日本人在九孔桥附近兴建的煤窑,原来叫槐树岭煤矿,日本北支株式会社吉田恒接手后,改称汤阴煤矿,用了矿警修了碉堡,怕抗日武装袭击煤矿,掐断他们掠夺矿产的计划。幸子帶着李文魁去见了吉田恒,提出购买一套采煤设备和一辆运煤的卡车。吉田恒有些为难:“幸子小姐,从国内运输这些设备,很困难。”
李文魁啪的一声,把几根金条甩到桌上。吉田恒两眼放光:“从英国商人那儿买,应该可以。
商人的本质是为了钱,吉田恒收了钱,很快把设备运到了姬家山煤窑。

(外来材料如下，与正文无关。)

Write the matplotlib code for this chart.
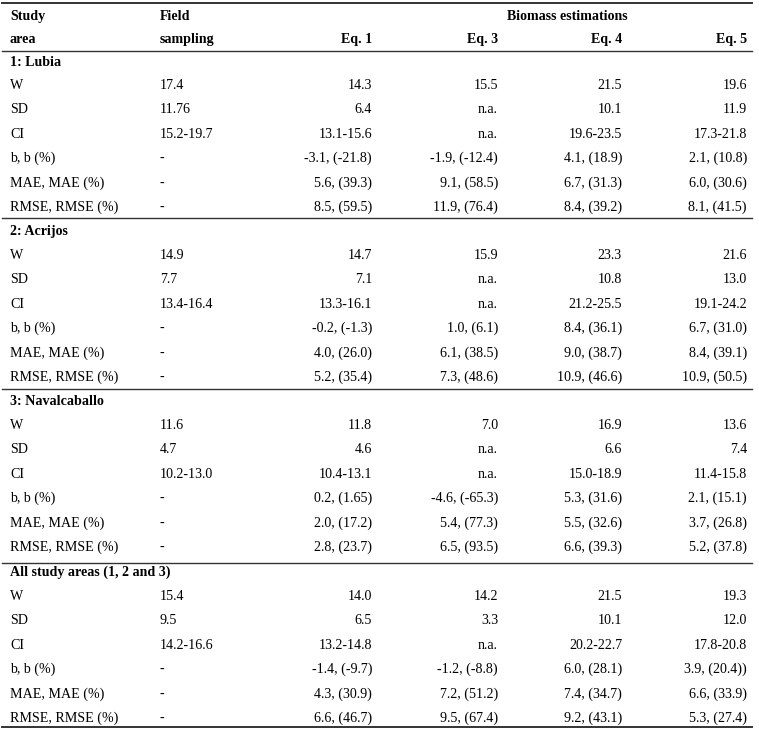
import matplotlib.pyplot as plt

plt.rcParams['font.family'] = ['Liberation Serif', 'DejaVu Serif']

columns = ["Eq. 1", "Eq. 3", "Eq. 4", "Eq. 5"]
row_labels = ["W", "SD", "CI", "b, b (%)", "MAE, MAE (%)", "RMSE, RMSE (%)"]
areas = ["1: Lubia", "2: Acrijos", "3: Navalcaballo", "All study areas (1, 2 and 3)"]

field = [
    ["17.4", "11.76", "15.2-19.7", "-", "-", "-"],
    ["14.9", "7.7", "13.4-16.4", "-", "-", "-"],
    ["11.6", "4.7", "10.2-13.0", "-", "-", "-"],
    ["15.4", "9.5", "14.2-16.6", "-", "-", "-"],
]

# per area: rows x [Eq.1, Eq.3, Eq.4, Eq.5]
lubia = [
    ["14.3", "15.5", "21.5", "19.6"],
    ["6.4", "n.a.", "10.1", "11.9"],
    ["13.1-15.6", "n.a.", "19.6-23.5", "17.3-21.8"],
    ["-3.1, (-21.8)", "-1.9, (-12.4)", "4.1, (18.9)", "2.1, (10.8)"],
    ["5.6, (39.3)", "9.1, (58.5)", "6.7, (31.3)", "6.0, (30.6)"],
    ["8.5, (59.5)", "11.9, (76.4)", "8.4, (39.2)", "8.1, (41.5)"],
]
acrijos = [
    ["14.7", "15.9", "23.3", "21.6"],
    ["7.1", "n.a.", "10.8", "13.0"],
    ["13.3-16.1", "n.a.", "21.2-25.5", "19.1-24.2"],
    ["-0.2, (-1.3)", "1.0, (6.1)", "8.4, (36.1)", "6.7, (31.0)"],
    ["4.0, (26.0)", "6.1, (38.5)", "9.0, (38.7)", "8.4, (39.1)"],
    ["5.2, (35.4)", "7.3, (48.6)", "10.9, (46.6)", "10.9, (50.5)"],
]
navalcaballo = [
    ["11.8", "7.0", "16.9", "13.6"],
    ["4.6", "n.a.", "6.6", "7.4"],
    ["10.4-13.1", "n.a.", "15.0-18.9", "11.4-15.8"],
    ["0.2, (1.65)", "-4.6, (-65.3)", "5.3, (31.6)", "2.1, (15.1)"],
    ["2.0, (17.2)", "5.4, (77.3)", "5.5, (32.6)", "3.7, (26.8)"],
    ["2.8, (23.7)", "6.5, (93.5)", "6.6, (39.3)", "5.2, (37.8)"],
]
all_areas = [
    ["14.0", "14.2", "21.5", "19.3"],
    ["6.5", "3.3", "10.1", "12.0"],
    ["13.2-14.8", "n.a.", "20.2-22.7", "17.8-20.8"],
    ["-1.4, (-9.7)", "-1.2, (-8.8)", "6.0, (28.1)", "3.9, (20.4))"],
    ["4.3, (30.9)", "7.2, (51.2)", "7.4, (34.7)", "6.6, (33.9)"],
    ["6.6, (46.7)", "9.5, (67.4)", "9.2, (43.1)", "5.3, (27.4)"],
]
estimates = [lubia, acrijos, navalcaballo, all_areas]

W, H = 759, 732
fig = plt.figure(figsize=(W / 100, H / 100), dpi=100)
ax = fig.add_axes([0, 0, 1, 1])
ax.set_xlim(0, W)
ax.set_ylim(H, 0)
ax.axis('off')

fs = 10.1
x_lab = 10
x_field = 160
x_eq = [372, 498, 622, 747]
line_c = '#333333'

def txt(x, y, s, **kw):
    ax.text(x, y, s, fontsize=fs, va='baseline', **kw)

# header
ax.plot([2, 752], [3, 3], color=line_c, lw=1.4)
txt(x_lab, 20, "Study", weight='bold')
txt(x_lab, 43, "area", weight='bold')
txt(x_field, 20, "Field", weight='bold')
txt(x_field, 43, "sampling", weight='bold')
txt(567, 20, "Biomass estimations", weight='bold', ha='center')
for x, c in zip(x_eq, columns):
    txt(x, 43, c, weight='bold', ha='right')

sep_lines = [51, 218, 389, 563]
label_base = [66, 235, 405, 576]
row_base = [89, 259, 429, 600]
row_h = 24.4
for g, area in enumerate(areas):
    ax.plot([2, 752], [sep_lines[g], sep_lines[g]], color=line_c, lw=1.0)
    txt(x_lab, label_base[g], area, weight='bold')
    for r, lab in enumerate(row_labels):
        y = row_base[g] + row_h * r
        txt(x_lab, y, lab)
        txt(x_field, y, field[g][r])
        for x, v in zip(x_eq, estimates[g][r]):
            txt(x, y, v, ha='right')

ax.plot([2, 752], [727, 727], color=line_c, lw=1.4)

fig.savefig('out.png', dpi=100, facecolor='white')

不但派来了安装调试专家,还派来了一位教练,教李文魁学开卡车。他在卡车大架子上,装了一个暗槽,常仙甫需要炸药时,他就把炸药装在暗槽里,带到那个石灰窑去。
日本人刚占领鹤壁的时侯,还讲什么大东亚共荣,中日一家的客套话,技术工人每月发工资每天吃大米炒肉。随着战线拉长,供给紧张,就撕下了伪装,露出侵略者的本来面目。做工不给钱吃的是粉碎的树枝树叶和糠,日本兵压抑的性欲得不到释放,出去寻找刺激,今天被吊死在树上一个,明天又淹死在水坑一个。高桥不得不考虑抓些女人,成立慰安所。
日军一个小队包围了大吕寨村,挨家挨户搜查,看见年轻女人,就拉到车上。春丫挣扎反抗着,她弟弟拽住日本兵的胳膊,使劲儿咬,另两个日本兵抓住小孩儿,往空中荡起,嘭一声摔在石头上,小孩儿口鼻流血,一动不动了。春丫撕心裂肺地哭叫:“老臭,老臭啊!小四,小四,你在哪儿?”